** Start DATASET EXCERPT **

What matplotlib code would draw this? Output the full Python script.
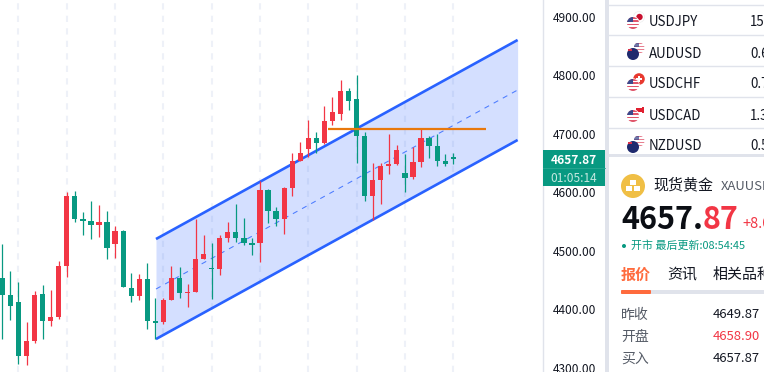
import matplotlib
matplotlib.use("Agg")
import matplotlib.pyplot as plt
from matplotlib.patches import Circle, Rectangle, FancyBboxPatch

plt.rcParams['font.family'] = ['Noto Sans CJK SC', 'DejaVu Sans']

# candles, red = up, green = down
opens = [4453.8, 4424.7, 4412.8, 4320.5, 4346.2, 4426.4, 4380.3, 4387.1, 4474.2, 4593.8,
         4554.5, 4551.1, 4544.3, 4549.4, 4511.8, 4534.0, 4436.7, 4423.0, 4452.0, 4380.3,
         4378.6, 4416.2, 4453.8, 4428.1, 4429.8, 4486.2, 4470.8, 4469.1, 4522.1, 4532.3,
         4522.1, 4513.5, 4513.5, 4604.0, 4568.2, 4554.4, 4607.4, 4653.5, 4674.0, 4692.8,
         4684.2, 4721.8, 4733.8, 4773.0, 4759.4, 4696.2, 4593.7, 4621.1, 4645.0, 4648.4,
         4633.0, 4626.2, 4651.8, 4692.8, 4679.1, 4653.5, 4658.9]
highs = [4511.8, 4465.7, 4446.9, 4378.6, 4431.6, 4441.8, 4433.3, 4482.8, 4600.6, 4602.3,
         4566.5, 4585.3, 4578.4, 4568.2, 4542.6, 4535.7, 4462.3, 4460.6, 4479.4, 4419.6,
         4419.6, 4474.2, 4472.5, 4443.5, 4554.5, 4527.2, 4513.5, 4527.2, 4549.4, 4580.1,
         4556.2, 4522.1, 4619.4, 4605.7, 4575.0, 4609.1, 4667.2, 4685.9, 4723.5, 4703.0,
         4747.4, 4762.8, 4791.8, 4778.2, 4800.4, 4703.0, 4650.1, 4650.1, 4699.6, 4680.8,
         4665.5, 4677.4, 4708.2, 4696.2, 4699.6, 4665.5, 4667.2]
lows = [4349.6, 4382.0, 4306.9, 4305.2, 4342.7, 4349.6, 4371.8, 4383.7, 4455.5, 4549.4,
        4527.2, 4520.3, 4523.8, 4486.2, 4487.9, 4438.4, 4412.8, 4416.2, 4366.6, 4349.6,
        4375.2, 4416.2, 4419.6, 4404.2, 4429.8, 4486.2, 4417.9, 4458.9, 4515.2, 4515.2,
        4510.1, 4493.0, 4481.1, 4547.7, 4542.6, 4528.8, 4593.7, 4653.5, 4660.3, 4667.2,
        4682.5, 4715.0, 4723.5, 4740.6, 4650.1, 4585.2, 4552.7, 4580.1, 4631.3, 4646.7,
        4600.6, 4622.8, 4643.3, 4658.6, 4645.0, 4645.0, 4648.4]
closes = [4424.7, 4405.9, 4320.5, 4346.2, 4424.7, 4380.3, 4387.1, 4474.2, 4593.8, 4554.5,
          4551.1, 4544.3, 4549.4, 4505.0, 4534.0, 4438.4, 4423.0, 4452.0, 4380.3, 4376.9,
          4416.2, 4453.8, 4428.1, 4429.8, 4486.2, 4494.7, 4469.1, 4522.1, 4532.3, 4522.1,
          4513.5, 4510.1, 4604.0, 4568.2, 4554.5, 4607.4, 4653.5, 4667.2, 4692.8, 4684.2,
          4721.8, 4737.2, 4773.0, 4756.0, 4696.2, 4593.7, 4621.1, 4645.0, 4648.4, 4672.3,
          4624.5, 4651.8, 4692.8, 4679.1, 4653.5, 4648.4, 4657.87]

# trend channel and resistance
channel_x = [19.08, 64.0]
channel_top = [4520.3, 4860.2]
channel_mid = [4434.9, 4774.8]
channel_bottom = [4349.5, 4689.4]
orange_x = [40.4, 60.1]
orange_y = [4708.2, 4708.2]

grid_idx = [2, 8, 14, 20, 26, 32, 38, 44, 50, 56]
price_ticks = [4300, 4400, 4500, 4600, 4700, 4800, 4900]

symbols = ["USDJPY", "AUDUSD", "USDCHF", "USDCAD", "NZDUSD"]
symbol_prices = ["15", "0.6", "0.7", "1.3", "0.5"]
row_names = ["昨收", "开盘", "买入"]
row_values = ["4649.87", "4658.90", "4657.87"]

UP = "#f23645"
DOWN = "#089981"
BLUE = "#2962ff"
LINE = "#e0e3eb"

fig = plt.figure(figsize=(7.64, 3.72), dpi=100)

# chart area, 0-542px wide
ax = fig.add_axes([0, 0, 542.5 / 764, 1])
ax.set_xlim(-0.298, 67.09)
ax.set_ylim(4293.2, 4928.5)
for s in ["top", "left", "bottom"]:
    ax.spines[s].set_visible(False)
ax.spines["right"].set_color(LINE)
ax.spines["right"].set_linewidth(1.0)
ax.yaxis.tick_right()
ax.set_yticks(price_ticks)
ax.set_yticklabels(["%.2f" % p for p in price_ticks], fontsize=8.6, color="#131722", va="center_baseline")
ax.tick_params(axis="y", length=0, pad=7.2)
ax.set_xticks([])

for g in grid_idx:
    ax.axvline(g, color="#eef1f8", lw=1.5, ls=(0, (3, 3)), zorder=1)

ax.fill_between(channel_x, channel_bottom, channel_top, color="#2962ff", alpha=0.2, lw=0, zorder=2)
ax.plot(channel_x, channel_top, color=BLUE, lw=1.9, zorder=3, solid_capstyle="butt")
ax.plot(channel_x, channel_bottom, color=BLUE, lw=1.9, zorder=3, solid_capstyle="butt")
ax.plot(channel_x, channel_mid, color=BLUE, lw=0.75, ls=(0, (5, 5)), alpha=0.8, zorder=3)

for i in range(len(opens)):
    col = UP if closes[i] >= opens[i] else DOWN
    ax.vlines(i, lows[i], highs[i], color=col, lw=0.9, zorder=4)
    bottom = min(opens[i], closes[i])
    height = abs(closes[i] - opens[i])
    if height < 2.5:
        # doji, keep it visible as a small dash
        bottom = bottom - (2.5 - height) / 2
        height = 2.5
    ax.bar(i, height, bottom=bottom, width=0.65, color=col, lw=0, zorder=5)

ax.plot(orange_x, orange_y, color="#e8780c", lw=1.6, zorder=6, solid_capstyle="butt")

# everything on the right is placed in pixels
px = fig.add_axes([0, 0, 1, 1])
px.set_xlim(0, 764)
px.set_ylim(372, 0)
px.axis("off")
px.patch.set_alpha(0)


def flag_us(cx, cy, r, alpha=1.0):
    base = Circle((cx, cy), r, color="#ffffff", alpha=alpha, zorder=3)
    px.add_patch(base)
    for k in range(4):
        st = Rectangle((cx - r, cy - r + k * r * 0.55), 2 * r, r * 0.28, color="#e0566b", alpha=alpha, lw=0, zorder=3.1)
        px.add_patch(st)
        st.set_clip_path(base)
    can = Rectangle((cx - r, cy - r), r, r * 0.9, color="#3c4a8c", alpha=alpha, lw=0, zorder=3.2)
    px.add_patch(can)
    can.set_clip_path(base)


def draw_icon(name, cx, cy):
    if name == "USDJPY":
        px.add_patch(Circle((cx + 6, cy - 6), 5.5, color="#ffffff", ec="#eeeeee", lw=0.5, zorder=2))
        px.add_patch(Circle((cx + 6.5, cy - 6), 3.2, color="#c8102e", lw=0, zorder=2.5))
        flag_us(cx, cy, 6)
    elif name in ("AUDUSD", "NZDUSD"):
        flag_us(cx + 6, cy - 6, 5.5, alpha=0.75)
        px.add_patch(Circle((cx, cy), 6, color="#1f2a6e", lw=0, zorder=4))
        px.add_patch(Rectangle((cx - 5, cy - 5), 4, 2, color="#d8304a", lw=0, zorder=4.1))
    elif name == "USDCHF":
        px.add_patch(Circle((cx + 6, cy - 6), 5.8, color="#e8392f", lw=0, zorder=2))
        px.add_patch(Rectangle((cx + 5, cy - 9), 2, 6, color="#ffffff", lw=0, zorder=2.1))
        px.add_patch(Rectangle((cx + 3, cy - 7), 6, 2, color="#ffffff", lw=0, zorder=2.1))
        flag_us(cx, cy, 6)
    else:
        px.add_patch(Circle((cx + 6, cy - 6), 5.5, color="#ffffff", lw=0, zorder=2))
        px.add_patch(Rectangle((cx + 3, cy - 8), 6, 4, color="#e02030", lw=0, zorder=2.1))
        px.add_patch(Rectangle((cx + 9, cy - 9), 2, 6, color="#e02030", lw=0, zorder=2.1))
        flag_us(cx, cy, 6)


# divider between axis and right panel
px.add_patch(Rectangle((605, 0), 4, 372, color="#e0e3eb", lw=0))
px.add_patch(Rectangle((609, 153.5), 155, 3.5, color="#e0e3eb", lw=0))
for yy in [4.5, 35, 66, 97, 128]:
    px.plot([609, 764], [yy, yy], color=LINE, lw=1)

for k in range(len(symbols)):
    yy = 21 + 31 * k
    draw_icon(symbols[k], 633, yy + 2)
    px.text(649, yy, symbols[k], fontsize=9.6, color="#131722", va="center_baseline", ha="left", clip_on=True)
    px.text(750, yy, symbol_prices[k], fontsize=9.6, color="#131722", va="center_baseline", ha="left", clip_on=True)

# price tag on the axis
px.add_patch(Rectangle((543, 150), 62, 36, color=DOWN, lw=0))
px.plot([543, 605], [167.5, 167.5], color="#2aa892", lw=0.6)
px.text(574, 158.5, "4657.87", fontsize=8.6, color="white", va="center_baseline", ha="center", fontweight="bold")
px.text(574, 176.5, "01:05:14", fontsize=8.6, color="#c4e8e0", va="center_baseline", ha="center")

# gold header
px.add_patch(Circle((633, 186), 12, color="#f0bf45", lw=0))
px.add_patch(Rectangle((630, 180), 6, 4.5, color="white", lw=0))
px.add_patch(Rectangle((625.5, 186), 6, 4.5, color="white", lw=0))
px.add_patch(Rectangle((634, 186), 6, 4.5, color="white", lw=0))
px.text(653, 185, "现货黄金", fontsize=10.8, color="#131722", va="center", ha="left")
px.text(721, 186, "XAUUSD", fontsize=9.4, color="#555b66", va="center", ha="left", clip_on=True)

px.text(621, 220, "4657.", fontsize=22, color="#0b0e14", fontweight="bold", va="center", ha="left")
px.text(703, 220, "87", fontsize=22, color=UP, fontweight="bold", va="center", ha="left")
px.text(742, 224, "+8.0", fontsize=10.5, color=UP, va="center", ha="left", clip_on=True)

px.add_patch(Circle((624, 246), 2, color=DOWN, lw=0))
px.text(631, 246, "开市 最后更新:08:54:45", fontsize=7.9, color=DOWN, va="center", ha="left")

px.text(621, 275, "报价", fontsize=10.8, color="#ff6b3d", fontweight="bold", va="center", ha="left")
px.text(667, 275, "资讯", fontsize=10.8, color="#131722", va="center", ha="left")
px.text(713, 275, "相关品种", fontsize=10.8, color="#131722", va="center", ha="left", clip_on=True)
px.add_patch(Rectangle((621, 290), 143, 4, color="#e0e3eb", lw=0))
px.add_patch(FancyBboxPatch((622, 291), 28, 2, boxstyle="round,pad=1", color="#ff6b3d", lw=0))

for k in range(len(row_names)):
    yy = 315 + 22 * k
    px.text(621, yy, row_names[k], fontsize=10, color="#555b66", va="center", ha="left")
    col = UP if row_names[k] == "开盘" else "#131722"
    px.text(713, yy, row_values[k], fontsize=9.4, color=col, va="center", ha="left")

fig.savefig("out.png", dpi=100)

** End DATASET EXCERPT **

DIRECTIONS FOR THIS TASK: Starting at the first line of the material, output exactly the lines up to and including the one with "plt.rcParams['font.family'] = ['Noto". Do not include the pictures.

COMPLETE OUTPUT:
What matplotlib code would draw this? Output the full Python script.
import matplotlib
matplotlib.use("Agg")
import matplotlib.pyplot as plt
from matplotlib.patches import Circle, Rectangle, FancyBboxPatch

plt.rcParams['font.family'] = ['Noto Sans CJK SC', 'DejaVu Sans']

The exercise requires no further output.